## [Short exercise]
Copy out exactly the lines from the one holding "Generate a Python" through the one holding "0.009, 0.008]", ends included; omit images.
------------------------------------------------------------
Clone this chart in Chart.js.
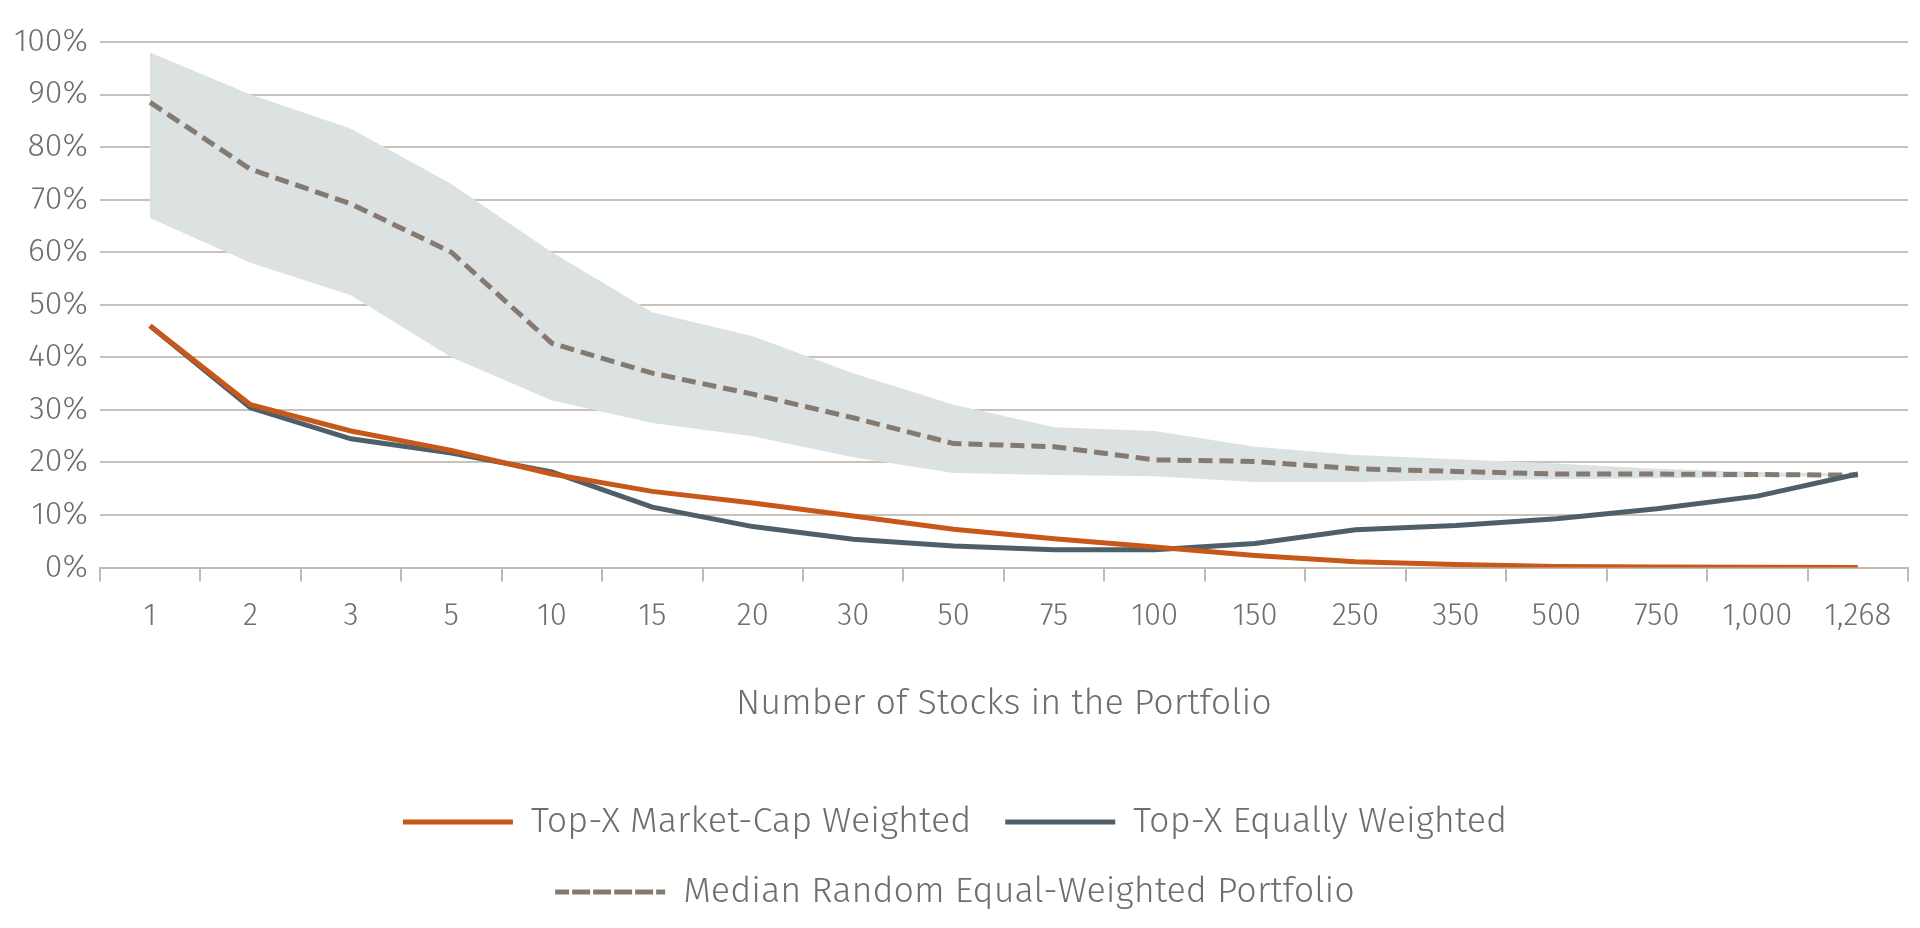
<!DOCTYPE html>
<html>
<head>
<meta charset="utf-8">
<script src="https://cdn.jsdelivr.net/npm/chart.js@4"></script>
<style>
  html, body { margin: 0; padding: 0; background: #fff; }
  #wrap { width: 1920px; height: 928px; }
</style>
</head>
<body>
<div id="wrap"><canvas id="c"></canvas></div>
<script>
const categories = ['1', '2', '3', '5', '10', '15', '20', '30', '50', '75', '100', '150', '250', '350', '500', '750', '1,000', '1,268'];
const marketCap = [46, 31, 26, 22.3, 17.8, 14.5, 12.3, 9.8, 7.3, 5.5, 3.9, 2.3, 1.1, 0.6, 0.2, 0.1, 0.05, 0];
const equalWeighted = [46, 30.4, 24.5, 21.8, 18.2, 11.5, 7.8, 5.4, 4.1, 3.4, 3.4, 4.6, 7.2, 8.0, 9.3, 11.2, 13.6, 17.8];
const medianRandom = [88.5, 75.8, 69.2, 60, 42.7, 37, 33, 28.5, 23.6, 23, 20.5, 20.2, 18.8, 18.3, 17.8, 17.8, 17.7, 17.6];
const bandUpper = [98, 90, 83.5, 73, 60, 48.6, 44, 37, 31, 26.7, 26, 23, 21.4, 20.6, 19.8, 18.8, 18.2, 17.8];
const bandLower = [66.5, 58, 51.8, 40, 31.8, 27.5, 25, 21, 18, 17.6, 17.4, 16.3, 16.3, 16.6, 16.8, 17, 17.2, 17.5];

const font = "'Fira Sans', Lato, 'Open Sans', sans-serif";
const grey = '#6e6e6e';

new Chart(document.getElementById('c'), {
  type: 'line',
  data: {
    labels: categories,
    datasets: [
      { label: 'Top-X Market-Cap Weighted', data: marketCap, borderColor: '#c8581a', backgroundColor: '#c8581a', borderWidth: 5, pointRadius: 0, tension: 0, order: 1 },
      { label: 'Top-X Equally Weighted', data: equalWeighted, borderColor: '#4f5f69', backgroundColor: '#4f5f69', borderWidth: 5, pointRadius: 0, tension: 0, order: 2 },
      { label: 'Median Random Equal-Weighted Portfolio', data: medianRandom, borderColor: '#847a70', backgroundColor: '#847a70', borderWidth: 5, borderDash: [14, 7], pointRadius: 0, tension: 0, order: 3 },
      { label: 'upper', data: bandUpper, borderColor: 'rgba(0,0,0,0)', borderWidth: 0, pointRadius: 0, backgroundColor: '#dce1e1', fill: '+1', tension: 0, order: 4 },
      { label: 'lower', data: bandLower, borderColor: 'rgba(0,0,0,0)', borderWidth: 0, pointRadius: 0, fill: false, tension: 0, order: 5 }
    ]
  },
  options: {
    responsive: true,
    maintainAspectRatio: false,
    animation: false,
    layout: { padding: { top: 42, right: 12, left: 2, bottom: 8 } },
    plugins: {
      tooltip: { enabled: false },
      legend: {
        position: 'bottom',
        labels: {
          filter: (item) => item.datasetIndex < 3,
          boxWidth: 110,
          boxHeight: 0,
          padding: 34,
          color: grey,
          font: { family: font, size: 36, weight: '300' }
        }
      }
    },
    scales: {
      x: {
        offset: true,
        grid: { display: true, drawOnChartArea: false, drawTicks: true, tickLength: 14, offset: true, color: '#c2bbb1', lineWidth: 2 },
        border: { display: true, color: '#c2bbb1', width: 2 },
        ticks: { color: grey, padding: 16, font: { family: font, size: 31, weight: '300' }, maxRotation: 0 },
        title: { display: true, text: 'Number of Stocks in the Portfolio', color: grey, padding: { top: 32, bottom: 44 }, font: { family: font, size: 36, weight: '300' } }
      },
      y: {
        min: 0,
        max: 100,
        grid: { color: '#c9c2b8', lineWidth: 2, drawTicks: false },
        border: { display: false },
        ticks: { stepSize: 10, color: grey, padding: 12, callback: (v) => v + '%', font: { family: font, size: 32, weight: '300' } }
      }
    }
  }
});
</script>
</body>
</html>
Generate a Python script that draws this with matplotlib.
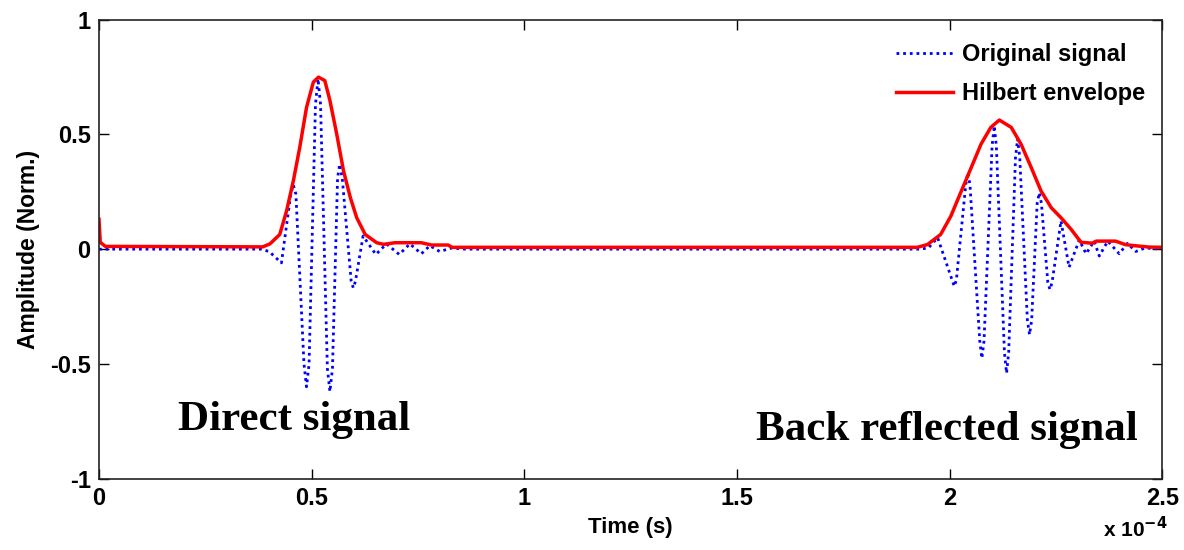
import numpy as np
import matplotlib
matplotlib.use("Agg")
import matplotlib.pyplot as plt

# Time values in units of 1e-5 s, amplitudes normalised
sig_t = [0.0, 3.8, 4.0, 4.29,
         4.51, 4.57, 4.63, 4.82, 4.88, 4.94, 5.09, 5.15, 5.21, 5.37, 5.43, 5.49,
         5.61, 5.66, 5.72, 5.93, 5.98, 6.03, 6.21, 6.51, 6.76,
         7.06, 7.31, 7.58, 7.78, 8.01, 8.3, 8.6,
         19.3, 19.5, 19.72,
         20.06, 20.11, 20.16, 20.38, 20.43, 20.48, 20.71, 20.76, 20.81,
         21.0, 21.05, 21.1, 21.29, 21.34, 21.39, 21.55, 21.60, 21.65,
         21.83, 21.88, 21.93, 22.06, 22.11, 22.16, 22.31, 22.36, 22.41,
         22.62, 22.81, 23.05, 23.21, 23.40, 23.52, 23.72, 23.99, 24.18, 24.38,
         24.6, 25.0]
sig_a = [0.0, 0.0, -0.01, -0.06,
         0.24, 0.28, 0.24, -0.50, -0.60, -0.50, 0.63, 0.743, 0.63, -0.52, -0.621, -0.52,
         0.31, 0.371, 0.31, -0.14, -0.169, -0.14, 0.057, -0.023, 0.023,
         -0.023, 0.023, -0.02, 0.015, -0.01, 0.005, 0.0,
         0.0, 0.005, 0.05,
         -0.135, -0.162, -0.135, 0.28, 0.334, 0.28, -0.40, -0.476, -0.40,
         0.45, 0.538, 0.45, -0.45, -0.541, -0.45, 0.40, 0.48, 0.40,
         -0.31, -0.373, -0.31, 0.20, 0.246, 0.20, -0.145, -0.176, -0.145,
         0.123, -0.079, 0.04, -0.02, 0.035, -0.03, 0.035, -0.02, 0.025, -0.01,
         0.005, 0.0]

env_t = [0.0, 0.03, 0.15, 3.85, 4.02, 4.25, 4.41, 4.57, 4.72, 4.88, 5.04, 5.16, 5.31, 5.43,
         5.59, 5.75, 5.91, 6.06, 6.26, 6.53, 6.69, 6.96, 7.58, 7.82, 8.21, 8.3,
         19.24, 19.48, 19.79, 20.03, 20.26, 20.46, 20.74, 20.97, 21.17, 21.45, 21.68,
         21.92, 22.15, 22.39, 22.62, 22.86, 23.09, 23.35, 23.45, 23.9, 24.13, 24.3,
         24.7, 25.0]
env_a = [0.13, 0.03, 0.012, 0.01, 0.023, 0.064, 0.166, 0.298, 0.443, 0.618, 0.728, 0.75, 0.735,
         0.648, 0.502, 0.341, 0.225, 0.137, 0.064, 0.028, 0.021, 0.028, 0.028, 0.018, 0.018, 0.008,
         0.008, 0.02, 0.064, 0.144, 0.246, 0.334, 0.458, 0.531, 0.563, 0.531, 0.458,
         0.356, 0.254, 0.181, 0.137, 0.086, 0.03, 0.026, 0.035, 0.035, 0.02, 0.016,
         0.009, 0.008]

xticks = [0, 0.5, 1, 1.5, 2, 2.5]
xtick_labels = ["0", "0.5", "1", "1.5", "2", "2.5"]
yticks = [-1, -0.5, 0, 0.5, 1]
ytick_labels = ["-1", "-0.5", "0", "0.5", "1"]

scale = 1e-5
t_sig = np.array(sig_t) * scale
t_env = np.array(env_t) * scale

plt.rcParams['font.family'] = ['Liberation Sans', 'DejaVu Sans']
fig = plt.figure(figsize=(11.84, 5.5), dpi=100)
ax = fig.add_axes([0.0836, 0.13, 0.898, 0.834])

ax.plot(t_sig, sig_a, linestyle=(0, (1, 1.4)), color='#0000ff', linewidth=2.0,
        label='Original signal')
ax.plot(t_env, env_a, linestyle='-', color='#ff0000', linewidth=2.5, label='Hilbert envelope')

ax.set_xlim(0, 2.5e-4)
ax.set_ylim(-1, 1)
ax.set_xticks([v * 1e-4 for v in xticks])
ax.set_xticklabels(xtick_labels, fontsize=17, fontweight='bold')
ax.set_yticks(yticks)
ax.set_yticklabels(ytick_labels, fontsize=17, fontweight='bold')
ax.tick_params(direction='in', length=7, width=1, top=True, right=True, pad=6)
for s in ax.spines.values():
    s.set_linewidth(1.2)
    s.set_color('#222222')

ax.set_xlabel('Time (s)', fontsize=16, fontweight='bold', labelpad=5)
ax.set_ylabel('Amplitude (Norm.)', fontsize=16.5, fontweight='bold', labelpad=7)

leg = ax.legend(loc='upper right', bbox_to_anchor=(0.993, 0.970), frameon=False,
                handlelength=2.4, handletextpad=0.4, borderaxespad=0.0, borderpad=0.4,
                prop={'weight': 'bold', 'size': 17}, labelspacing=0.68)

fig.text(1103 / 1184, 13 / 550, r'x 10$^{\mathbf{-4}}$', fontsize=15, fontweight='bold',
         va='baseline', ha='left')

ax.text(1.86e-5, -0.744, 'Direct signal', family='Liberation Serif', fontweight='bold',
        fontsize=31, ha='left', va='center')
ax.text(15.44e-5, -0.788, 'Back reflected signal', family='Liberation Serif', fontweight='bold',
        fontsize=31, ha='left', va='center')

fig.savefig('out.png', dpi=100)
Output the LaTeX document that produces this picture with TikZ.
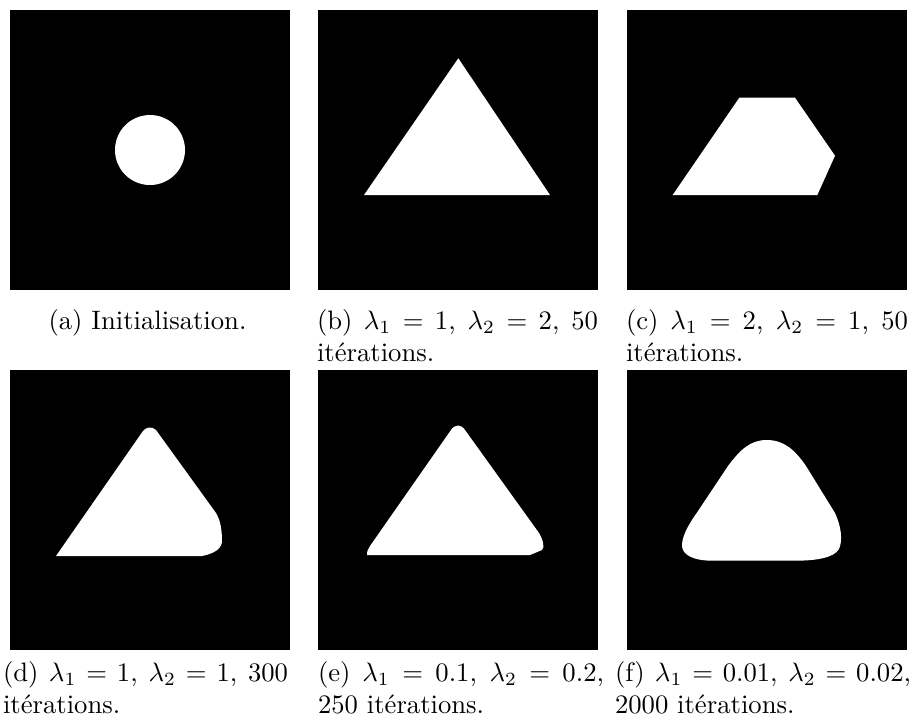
------------------------------------------------------------
## [Response to the task]
Generate a Python script that draws this with matplotlib.
import numpy as np
import matplotlib
matplotlib.use("Agg")
import matplotlib.pyplot as plt

# Time values in units of 1e-5 s, amplitudes normalised
sig_t = [0.0, 3.8, 4.0, 4.29,
         4.51, 4.57, 4.63, 4.82, 4.88, 4.94, 5.09, 5.15, 5.21, 5.37, 5.43, 5.49,
         5.61, 5.66, 5.72, 5.93, 5.98, 6.03, 6.21, 6.51, 6.76,
         7.06, 7.31, 7.58, 7.78, 8.01, 8.3, 8.6,
         19.3, 19.5, 19.72,
         20.06, 20.11, 20.16, 20.38, 20.43, 20.48, 20.71, 20.76, 20.81,
         21.0, 21.05, 21.1, 21.29, 21.34, 21.39, 21.55, 21.60, 21.65,
         21.83, 21.88, 21.93, 22.06, 22.11, 22.16, 22.31, 22.36, 22.41,
         22.62, 22.81, 23.05, 23.21, 23.40, 23.52, 23.72, 23.99, 24.18, 24.38,
         24.6, 25.0]
sig_a = [0.0, 0.0, -0.01, -0.06,
         0.24, 0.28, 0.24, -0.50, -0.60, -0.50, 0.63, 0.743, 0.63, -0.52, -0.621, -0.52,
         0.31, 0.371, 0.31, -0.14, -0.169, -0.14, 0.057, -0.023, 0.023,
         -0.023, 0.023, -0.02, 0.015, -0.01, 0.005, 0.0,
         0.0, 0.005, 0.05,
         -0.135, -0.162, -0.135, 0.28, 0.334, 0.28, -0.40, -0.476, -0.40,
         0.45, 0.538, 0.45, -0.45, -0.541, -0.45, 0.40, 0.48, 0.40,
         -0.31, -0.373, -0.31, 0.20, 0.246, 0.20, -0.145, -0.176, -0.145,
         0.123, -0.079, 0.04, -0.02, 0.035, -0.03, 0.035, -0.02, 0.025, -0.01,
         0.005, 0.0]

env_t = [0.0, 0.03, 0.15, 3.85, 4.02, 4.25, 4.41, 4.57, 4.72, 4.88, 5.04, 5.16, 5.31, 5.43,
         5.59, 5.75, 5.91, 6.06, 6.26, 6.53, 6.69, 6.96, 7.58, 7.82, 8.21, 8.3,
         19.24, 19.48, 19.79, 20.03, 20.26, 20.46, 20.74, 20.97, 21.17, 21.45, 21.68,
         21.92, 22.15, 22.39, 22.62, 22.86, 23.09, 23.35, 23.45, 23.9, 24.13, 24.3,
         24.7, 25.0]
env_a = [0.13, 0.03, 0.012, 0.01, 0.023, 0.064, 0.166, 0.298, 0.443, 0.618, 0.728, 0.75, 0.735,
         0.648, 0.502, 0.341, 0.225, 0.137, 0.064, 0.028, 0.021, 0.028, 0.028, 0.018, 0.018, 0.008,
         0.008, 0.02, 0.064, 0.144, 0.246, 0.334, 0.458, 0.531, 0.563, 0.531, 0.458,
         0.356, 0.254, 0.181, 0.137, 0.086, 0.03, 0.026, 0.035, 0.035, 0.02, 0.016,
         0.009, 0.008]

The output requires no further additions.